SINGAPORE - Wedding couples and vendors who have been affected by recent Covid-19 restrictions will benefit from an extension of two months to the free mediation offered by the Ministry of Law (MinLaw).
This comes after a rise in coronavirus infections in the community in the last few weeks.
Initially applicable only to weddings scheduled to take place between May 8 and the end of this month, the ministry said on Thursday (July 29) that the programme will now apply to events scheduled between May 8 and Sept 30.
Interested and eligible parties may submit their requests online to MinLaw, together with a copy of their contract by Oct 31.
MinLaw will aim to hold the mediation within two weeks of the request submission. The session will generally be conducted virtually and take about two hours.
"We recognise that Covid-19 measures have had a significant impact on the wedding industry, including wedding couples and vendors," said the ministry.
"MinLaw strongly encourages eligible parties to consider mediation, participate in the programme with an open mind, and be receptive to working out a mutually acceptable solution."
MinLaw announced the programme to help with wedding disputes on July 14. Wedding receptions were not allowed from May 16 to July 11.
While wedding receptions have been allowed to resume, safe management measures have reduced venue capacities.

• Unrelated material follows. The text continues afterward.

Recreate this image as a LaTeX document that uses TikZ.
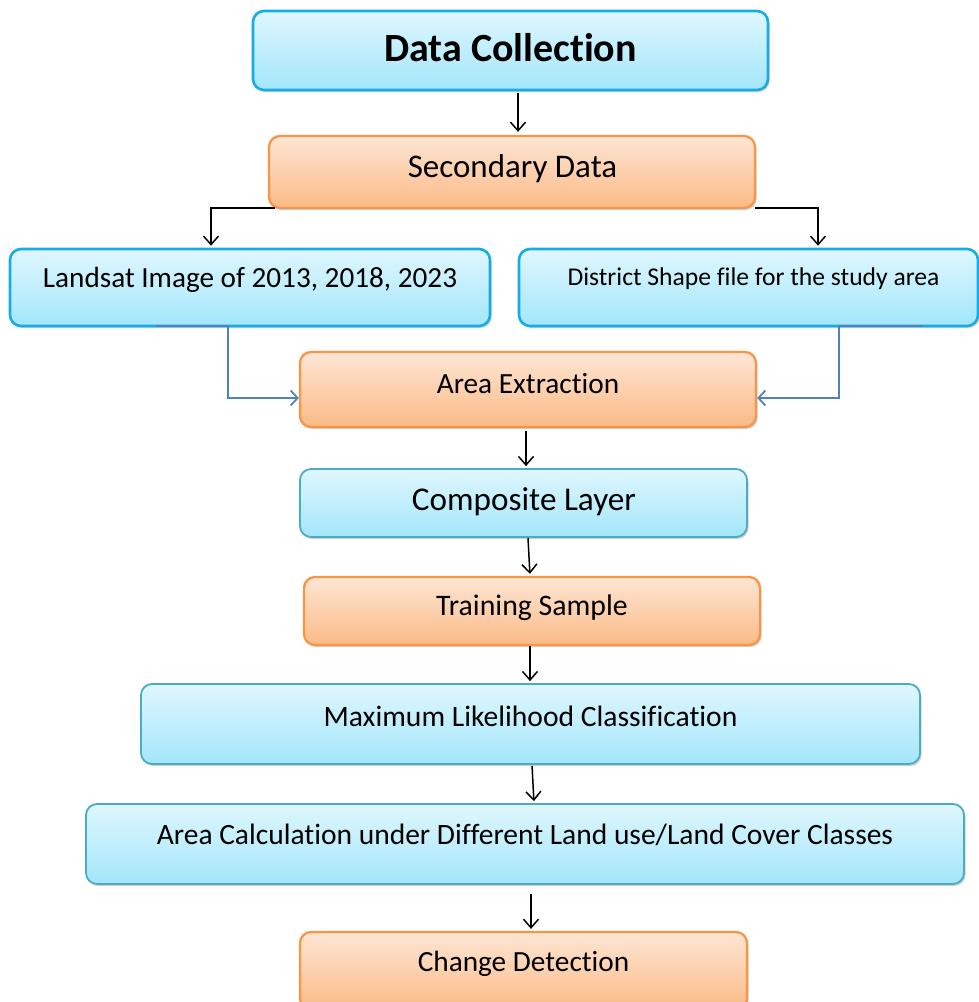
\documentclass[tikz,border=0pt]{standalone}
\usepackage{fontspec}
\setmainfont{Carlito}[Ligatures={NoCommon}]
\usetikzlibrary{arrows.meta,shadows}
\definecolor{bTop}{HTML}{DFF7FE}
\definecolor{bBot}{HTML}{A3E6FB}
\definecolor{bBright}{HTML}{16ADE6}
\definecolor{bTeal}{HTML}{4BACC6}
\definecolor{oTop}{HTML}{FDE6D4}
\definecolor{oBot}{HTML}{FBBA86}
\definecolor{oLine}{HTML}{F79646}
\definecolor{cBlue}{HTML}{4F81BD}
\tikzset{
  boxbase/.style={rectangle, rounded corners=11pt, inner sep=0pt,
    drop shadow={shadow xshift=1.5pt, shadow yshift=-2pt, opacity=0.3, fill=black!60}},
  bluebox/.style={boxbase, top color=bTop, bottom color=bBot, draw=bTeal, line width=1.8pt},
  brightbox/.style={boxbase, top color=bTop, bottom color=bBot, draw=bBright, line width=2.6pt},
  orangebox/.style={boxbase, top color=oTop, bottom color=oBot, draw=oLine, line width=2.3pt},
  arr/.style={draw=black, line width=1.5pt, -{Straight Barb[length=8.5pt,width=15pt,line width=1.5pt]}},
  barr/.style={draw=cBlue, line width=2pt, -{Straight Barb[length=7pt,width=15pt,line width=1.8pt]}},
  txt/.style={inner sep=0pt, text=black}
}
\begin{document}
\begin{tikzpicture}[x=1pt,y=-1pt]
\useasboundingbox (0,0) rectangle (979,1002);
% boxes
\node[brightbox, minimum width=515pt, minimum height=79pt] (dc) at (510.5,50.5) {};
\node[orangebox, minimum width=486pt, minimum height=72pt] (sd) at (512,172) {};
\node[brightbox, minimum width=480pt, minimum height=77pt] (ls) at (250,287.5) {};
\node[brightbox, minimum width=459pt, minimum height=77pt] (ds) at (748.5,287.5) {};
\node[orangebox, minimum width=456pt, minimum height=75pt] (ae) at (528,389.5) {};
\node[bluebox, minimum width=447pt, minimum height=68pt] (cl) at (523.5,503) {};
\node[orangebox, minimum width=456pt, minimum height=68pt] (ts) at (532,611) {};
\node[bluebox, minimum width=779pt, minimum height=80pt] (ml) at (530.5,724) {};
\node[bluebox, minimum width=878pt, minimum height=80pt] (ac) at (525,844) {};
\node[orangebox, minimum width=447pt, minimum height=78pt] (cd) at (523.5,971) {};
% texts
\node[txt, font=\fontsize{40}{44}\selectfont\bfseries] (dct) at (510.5,47.5) {Data Collection};
\node[txt, font=\fontsize{33}{37}\selectfont] (sdt) at (512.5,169) {Secondary Data};
\node[txt, font=\fontsize{29.2}{33}\selectfont] (lst) at (250,280) {Landsat Image of 2013, 2018, 2023};
\node[txt, font=\fontsize{25.6}{29}\selectfont] (dst) at (753.5,279) {District Shape file for the study area};
\node[txt, font=\fontsize{29.3}{33}\selectfont] (aet) at (528,384) {Area Extraction};
\node[txt, font=\fontsize{33.2}{37}\selectfont] (clt) at (524,502) {Composite Layer};
\node[txt, font=\fontsize{29.8}{33}\selectfont] (tst) at (532,608) {Training Sample};
\node[txt, font=\fontsize{29.6}{33}\selectfont] (mlt) at (530.5,716) {Maximum Likelihood Classification};
\node[txt, font=\fontsize{29.5}{33}\selectfont] (act) at (525,835) {Area Calculation under Different Land use/Land Cover Classes};
\node[txt, font=\fontsize{29.3}{33}\selectfont] (cdt) at (523.5,964) {Change Detection};
% connectors
\draw[arr, shorten <=2pt, shorten >=3pt] ([xshift=7.5pt]dc.south) -- ([xshift=6pt]sd.north);
\draw[arr, shorten >=2pt] ([xshift=7pt,yshift=1pt]sd.south west) -| ([xshift=-39pt]ls.north);
\draw[arr, shorten >=2pt] ([xshift=-1pt,yshift=1pt]sd.south east) -| ([xshift=69.5pt]ds.north);
\draw[barr] ([xshift=-94pt,yshift=1pt]ls.south) -- ([xshift=-22pt,yshift=1pt]ls.south) |- ([yshift=-8.5pt]ae.west);
\draw[barr] ([xshift=174.5pt,yshift=1pt]ds.south) -- ([xshift=90.5pt,yshift=1pt]ds.south) |- ([yshift=-8.5pt]ae.east);
\draw[arr, shorten <=3pt, shorten >=2pt] ([xshift=-2pt]ae.south) -- ([xshift=2.5pt]cl.north);
\draw[arr, shorten >=2pt] ([xshift=4.5pt]cl.south) -- ([xshift=-2pt]ts.north);
\draw[arr, shorten >=2pt] ([xshift=-2pt]ts.south) -- ([xshift=-0.5pt]ml.north);
\draw[arr, shorten <=1pt, shorten >=2pt] ([xshift=1.5pt]ml.south) -- ([xshift=9pt]ac.north);
\draw[arr, shorten <=9pt, shorten >=2pt] ([xshift=6pt]ac.south) -- ([xshift=7.5pt]cd.north);
\end{tikzpicture}
\end{document}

This has forced many couples to change plans, resulting in some cases to contractual disputes with their wedding vendors.
Under the programme, if both parties agree to mediate, a trained professional appointed by the ministry will help to facilitate a settlement for free, voiding the need to resolve the dispute in court.
An example of a potential dispute would be where the wedding couple and a vendor are not agreeable to a rescheduling or downsizing of the contract, written or otherwise, to provide goods and services.
" If both parties agree to mediate, a neutral, trained mediator will facilitate the mediation in a non-adversarial and confidential setting. The mediator will help parties work towards a mutually acceptable solution," said MinLaw.